Sexton, Anne

(1928-1974), poet

Born on November 9, 1928, in Newton, Massachusetts, Anne Harvey attended Garland Junior College for a year before her marriage in 1948 to Alfred M. Sexton II. She studied with the poet Robert Lowell at Boston University and also worked as a model and a librarian. Although she had written some poetry in childhood, it was not until the later 1950s that she began to write seriously. Her poems, which showed Lowell's influence, appeared in Harper's, The New Yorker, Partisan Review, and other periodicals, and her first book, To Bedlam and Part Way Back, was published in 1960. The book won immediate attention because of the intensely personal and relentlessly honest self-revelatory nature of the poems recording her nervous breakdown and recovery.

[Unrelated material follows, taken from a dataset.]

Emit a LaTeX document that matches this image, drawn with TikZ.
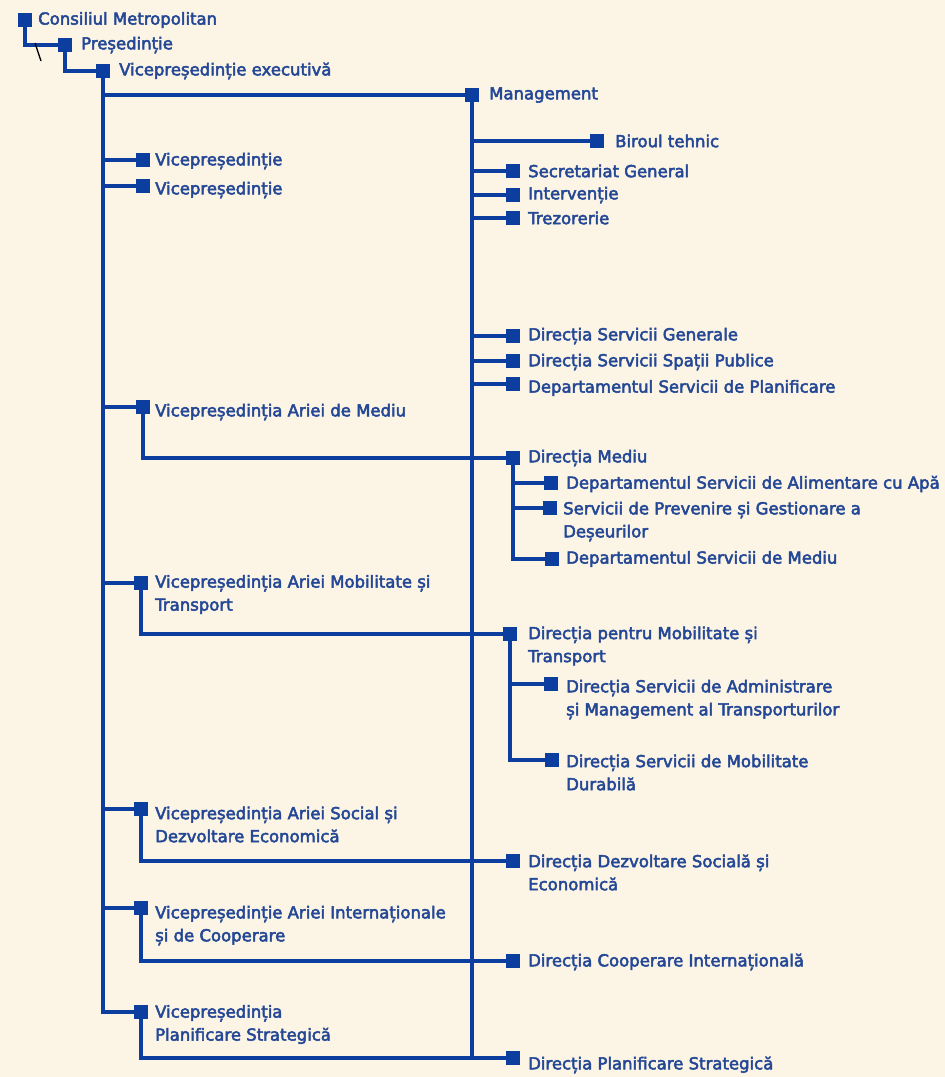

Their imagery was frequently brilliant, and their tone was both sardonic and vulnerable. Her second book of poems, All My Pretty Ones (1962), continued in the vein of uncompromising self-exploration. Live or Die (1966), a further record of emotional illness, won a Pulitzer Prize and was followed by, among others, Love Poems (1969), Transformations (1971), The Book of Folly (1972), The Death Notebooks (1974). The Awful Rowing Toward God (1975) and 45 Mercy Street (1976, edited by her daughter, Linda Gray Sexton) were published posthumously. Sexton taught at Boston University in 1970-71 and at Colgate University in 1971-72. She also wrote a number of children's books with Maxine W. Kumin, including Eggs of Things (1963), Joey and the Birthday Present (1971), and The Wizard's Tears (1975). She took her own life on October 4, 1974, in Weston, Massachusetts.